* [What the exercise asks] Transcribe the records below exactly, from their first line through the line containing "nazev_vol = 'Počet voličů v seznamu'". Omit every line after it.

* [Input]

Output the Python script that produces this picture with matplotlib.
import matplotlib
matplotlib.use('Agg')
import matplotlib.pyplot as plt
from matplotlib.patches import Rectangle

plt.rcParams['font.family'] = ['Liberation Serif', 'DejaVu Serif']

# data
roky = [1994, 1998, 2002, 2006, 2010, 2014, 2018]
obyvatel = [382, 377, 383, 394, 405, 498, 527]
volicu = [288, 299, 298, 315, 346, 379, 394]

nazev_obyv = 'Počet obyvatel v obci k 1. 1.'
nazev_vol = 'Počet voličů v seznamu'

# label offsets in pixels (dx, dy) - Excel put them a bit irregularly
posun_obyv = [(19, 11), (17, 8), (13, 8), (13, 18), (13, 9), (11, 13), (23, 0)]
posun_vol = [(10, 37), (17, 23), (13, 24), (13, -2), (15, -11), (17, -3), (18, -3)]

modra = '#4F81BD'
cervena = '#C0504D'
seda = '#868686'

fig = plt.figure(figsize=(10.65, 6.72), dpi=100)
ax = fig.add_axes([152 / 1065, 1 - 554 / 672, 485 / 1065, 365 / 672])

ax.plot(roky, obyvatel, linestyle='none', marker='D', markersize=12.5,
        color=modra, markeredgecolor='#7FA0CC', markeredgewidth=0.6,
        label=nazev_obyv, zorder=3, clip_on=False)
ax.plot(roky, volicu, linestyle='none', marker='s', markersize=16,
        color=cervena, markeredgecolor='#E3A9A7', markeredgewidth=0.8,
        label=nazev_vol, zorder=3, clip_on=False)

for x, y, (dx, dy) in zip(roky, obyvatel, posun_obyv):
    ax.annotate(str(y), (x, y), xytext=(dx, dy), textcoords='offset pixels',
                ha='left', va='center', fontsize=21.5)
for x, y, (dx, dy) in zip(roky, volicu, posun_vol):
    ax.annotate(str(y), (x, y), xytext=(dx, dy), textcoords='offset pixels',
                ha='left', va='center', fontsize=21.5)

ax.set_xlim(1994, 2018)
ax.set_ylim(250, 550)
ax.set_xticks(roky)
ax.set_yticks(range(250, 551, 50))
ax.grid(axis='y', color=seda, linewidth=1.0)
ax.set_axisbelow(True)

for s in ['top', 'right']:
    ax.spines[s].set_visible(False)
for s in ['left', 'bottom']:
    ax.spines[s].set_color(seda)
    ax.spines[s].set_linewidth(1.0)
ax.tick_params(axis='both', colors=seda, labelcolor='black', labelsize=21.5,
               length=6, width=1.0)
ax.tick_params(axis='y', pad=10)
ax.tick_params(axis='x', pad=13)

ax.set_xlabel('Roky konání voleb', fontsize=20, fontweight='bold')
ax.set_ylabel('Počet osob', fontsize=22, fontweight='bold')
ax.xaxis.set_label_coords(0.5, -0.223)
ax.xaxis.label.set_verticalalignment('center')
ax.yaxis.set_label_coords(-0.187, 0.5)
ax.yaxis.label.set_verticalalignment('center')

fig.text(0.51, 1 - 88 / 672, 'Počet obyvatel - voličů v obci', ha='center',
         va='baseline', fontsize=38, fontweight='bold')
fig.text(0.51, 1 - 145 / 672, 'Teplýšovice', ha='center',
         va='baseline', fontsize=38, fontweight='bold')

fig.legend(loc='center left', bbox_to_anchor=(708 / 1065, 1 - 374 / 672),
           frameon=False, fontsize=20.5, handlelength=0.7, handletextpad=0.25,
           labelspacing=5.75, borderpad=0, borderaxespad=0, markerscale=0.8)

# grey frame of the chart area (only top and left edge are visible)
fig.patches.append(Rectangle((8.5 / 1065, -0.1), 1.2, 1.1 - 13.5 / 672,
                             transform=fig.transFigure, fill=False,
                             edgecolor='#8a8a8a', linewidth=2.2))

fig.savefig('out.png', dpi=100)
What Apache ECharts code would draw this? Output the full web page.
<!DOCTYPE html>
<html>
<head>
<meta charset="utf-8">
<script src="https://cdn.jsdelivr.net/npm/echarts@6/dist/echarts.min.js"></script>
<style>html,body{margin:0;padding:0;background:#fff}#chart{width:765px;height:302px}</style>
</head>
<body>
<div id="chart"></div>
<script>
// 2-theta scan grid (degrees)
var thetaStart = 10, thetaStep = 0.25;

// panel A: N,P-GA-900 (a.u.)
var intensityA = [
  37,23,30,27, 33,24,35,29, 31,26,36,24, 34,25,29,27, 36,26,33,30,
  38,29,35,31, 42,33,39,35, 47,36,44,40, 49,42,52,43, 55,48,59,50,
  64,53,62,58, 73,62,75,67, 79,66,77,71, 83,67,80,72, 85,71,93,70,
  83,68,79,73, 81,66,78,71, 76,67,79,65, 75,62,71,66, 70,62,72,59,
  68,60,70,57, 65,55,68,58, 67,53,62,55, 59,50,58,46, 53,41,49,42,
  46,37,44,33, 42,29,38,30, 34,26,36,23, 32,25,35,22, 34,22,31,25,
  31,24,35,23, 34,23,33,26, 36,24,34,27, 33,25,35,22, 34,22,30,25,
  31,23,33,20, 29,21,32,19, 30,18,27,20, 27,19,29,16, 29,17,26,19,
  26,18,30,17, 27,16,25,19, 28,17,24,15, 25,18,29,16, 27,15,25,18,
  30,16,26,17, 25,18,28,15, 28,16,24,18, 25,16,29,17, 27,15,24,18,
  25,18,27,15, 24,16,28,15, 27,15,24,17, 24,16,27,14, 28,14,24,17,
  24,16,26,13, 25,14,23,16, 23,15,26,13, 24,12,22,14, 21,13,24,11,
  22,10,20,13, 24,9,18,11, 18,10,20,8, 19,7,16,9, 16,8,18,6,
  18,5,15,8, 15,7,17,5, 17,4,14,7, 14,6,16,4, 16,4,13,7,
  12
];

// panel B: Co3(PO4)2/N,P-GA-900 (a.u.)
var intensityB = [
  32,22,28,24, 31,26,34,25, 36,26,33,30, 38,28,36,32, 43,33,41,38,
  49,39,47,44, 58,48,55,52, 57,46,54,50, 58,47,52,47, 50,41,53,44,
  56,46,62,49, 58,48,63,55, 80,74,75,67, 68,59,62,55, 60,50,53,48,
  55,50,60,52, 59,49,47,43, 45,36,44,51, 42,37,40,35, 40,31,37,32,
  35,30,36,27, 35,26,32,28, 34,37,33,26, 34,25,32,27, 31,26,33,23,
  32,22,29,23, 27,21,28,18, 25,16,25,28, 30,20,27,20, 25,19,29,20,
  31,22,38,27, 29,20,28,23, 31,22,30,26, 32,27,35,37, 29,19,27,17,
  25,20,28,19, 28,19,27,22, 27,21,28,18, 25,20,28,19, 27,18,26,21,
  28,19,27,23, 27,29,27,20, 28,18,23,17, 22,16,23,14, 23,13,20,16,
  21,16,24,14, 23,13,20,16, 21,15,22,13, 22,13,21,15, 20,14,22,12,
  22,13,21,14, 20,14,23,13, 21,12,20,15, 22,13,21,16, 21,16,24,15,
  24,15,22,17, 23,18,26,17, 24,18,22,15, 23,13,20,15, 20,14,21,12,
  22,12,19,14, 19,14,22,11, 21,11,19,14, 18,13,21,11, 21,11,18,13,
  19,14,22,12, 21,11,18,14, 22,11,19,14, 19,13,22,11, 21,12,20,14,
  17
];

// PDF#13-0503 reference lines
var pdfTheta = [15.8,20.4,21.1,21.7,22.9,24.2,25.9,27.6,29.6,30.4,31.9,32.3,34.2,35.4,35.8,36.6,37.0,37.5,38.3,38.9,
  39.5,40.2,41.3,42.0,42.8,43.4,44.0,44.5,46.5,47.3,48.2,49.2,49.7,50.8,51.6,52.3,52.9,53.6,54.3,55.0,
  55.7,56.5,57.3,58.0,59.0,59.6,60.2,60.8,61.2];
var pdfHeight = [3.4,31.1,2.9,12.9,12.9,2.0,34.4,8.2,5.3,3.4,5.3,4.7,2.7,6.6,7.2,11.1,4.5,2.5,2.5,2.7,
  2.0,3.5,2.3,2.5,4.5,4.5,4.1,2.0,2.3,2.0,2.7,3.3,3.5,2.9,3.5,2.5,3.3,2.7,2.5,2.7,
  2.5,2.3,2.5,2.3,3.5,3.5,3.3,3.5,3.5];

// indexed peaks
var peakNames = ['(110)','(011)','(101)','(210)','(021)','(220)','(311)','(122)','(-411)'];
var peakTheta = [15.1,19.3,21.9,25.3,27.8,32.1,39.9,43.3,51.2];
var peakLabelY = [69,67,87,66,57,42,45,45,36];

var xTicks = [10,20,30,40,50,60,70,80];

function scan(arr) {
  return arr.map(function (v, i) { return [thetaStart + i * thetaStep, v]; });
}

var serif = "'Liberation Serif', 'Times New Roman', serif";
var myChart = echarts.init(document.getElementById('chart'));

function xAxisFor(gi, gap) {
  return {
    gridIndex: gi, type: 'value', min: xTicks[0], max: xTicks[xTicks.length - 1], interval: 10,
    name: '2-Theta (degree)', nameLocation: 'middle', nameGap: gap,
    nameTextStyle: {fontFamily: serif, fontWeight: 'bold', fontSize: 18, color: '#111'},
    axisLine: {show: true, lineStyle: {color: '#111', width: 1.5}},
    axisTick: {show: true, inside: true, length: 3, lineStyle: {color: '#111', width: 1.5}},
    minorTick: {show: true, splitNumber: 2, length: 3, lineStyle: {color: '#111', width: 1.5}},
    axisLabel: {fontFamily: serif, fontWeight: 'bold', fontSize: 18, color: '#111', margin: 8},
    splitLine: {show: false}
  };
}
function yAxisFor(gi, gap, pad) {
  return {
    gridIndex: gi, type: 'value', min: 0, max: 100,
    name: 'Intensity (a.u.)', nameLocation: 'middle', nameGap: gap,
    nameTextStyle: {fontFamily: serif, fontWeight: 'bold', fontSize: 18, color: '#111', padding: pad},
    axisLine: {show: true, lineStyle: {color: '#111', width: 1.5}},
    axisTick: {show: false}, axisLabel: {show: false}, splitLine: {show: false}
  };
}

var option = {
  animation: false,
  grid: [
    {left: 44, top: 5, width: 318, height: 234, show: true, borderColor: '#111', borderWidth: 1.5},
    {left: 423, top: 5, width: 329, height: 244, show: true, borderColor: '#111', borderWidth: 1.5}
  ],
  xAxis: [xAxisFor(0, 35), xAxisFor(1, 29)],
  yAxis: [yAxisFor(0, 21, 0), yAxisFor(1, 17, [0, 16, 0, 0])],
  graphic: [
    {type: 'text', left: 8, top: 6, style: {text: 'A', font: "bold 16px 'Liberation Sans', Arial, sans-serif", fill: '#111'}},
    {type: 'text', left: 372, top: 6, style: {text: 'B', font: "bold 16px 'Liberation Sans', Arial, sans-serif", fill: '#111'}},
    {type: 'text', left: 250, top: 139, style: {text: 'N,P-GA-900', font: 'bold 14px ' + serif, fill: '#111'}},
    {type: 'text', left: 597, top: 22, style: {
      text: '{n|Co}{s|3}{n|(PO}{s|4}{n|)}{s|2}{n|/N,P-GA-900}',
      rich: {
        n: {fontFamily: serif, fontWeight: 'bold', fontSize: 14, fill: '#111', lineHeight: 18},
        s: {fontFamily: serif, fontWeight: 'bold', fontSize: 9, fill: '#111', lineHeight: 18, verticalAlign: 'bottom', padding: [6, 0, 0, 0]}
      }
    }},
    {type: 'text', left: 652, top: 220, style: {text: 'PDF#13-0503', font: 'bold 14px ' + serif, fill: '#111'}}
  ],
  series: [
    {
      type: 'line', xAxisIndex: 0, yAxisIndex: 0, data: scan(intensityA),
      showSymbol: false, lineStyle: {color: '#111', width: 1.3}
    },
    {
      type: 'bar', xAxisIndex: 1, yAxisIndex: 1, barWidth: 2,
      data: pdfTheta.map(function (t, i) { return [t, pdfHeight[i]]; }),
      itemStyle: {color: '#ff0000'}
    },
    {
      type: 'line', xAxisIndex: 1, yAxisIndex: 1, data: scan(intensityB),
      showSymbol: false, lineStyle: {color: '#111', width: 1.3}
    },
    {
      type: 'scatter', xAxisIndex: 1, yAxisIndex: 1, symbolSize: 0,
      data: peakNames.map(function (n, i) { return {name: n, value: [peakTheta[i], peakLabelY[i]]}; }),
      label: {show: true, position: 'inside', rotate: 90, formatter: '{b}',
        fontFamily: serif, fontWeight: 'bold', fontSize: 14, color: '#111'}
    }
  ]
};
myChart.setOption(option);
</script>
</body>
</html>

* [Exercise result]
Output the Python script that produces this picture with matplotlib.
import matplotlib
matplotlib.use('Agg')
import matplotlib.pyplot as plt
from matplotlib.patches import Rectangle

plt.rcParams['font.family'] = ['Liberation Serif', 'DejaVu Serif']

# data
roky = [1994, 1998, 2002, 2006, 2010, 2014, 2018]
obyvatel = [382, 377, 383, 394, 405, 498, 527]
volicu = [288, 299, 298, 315, 346, 379, 394]

nazev_obyv = 'Počet obyvatel v obci k 1. 1.'
nazev_vol = 'Počet voličů v seznamu'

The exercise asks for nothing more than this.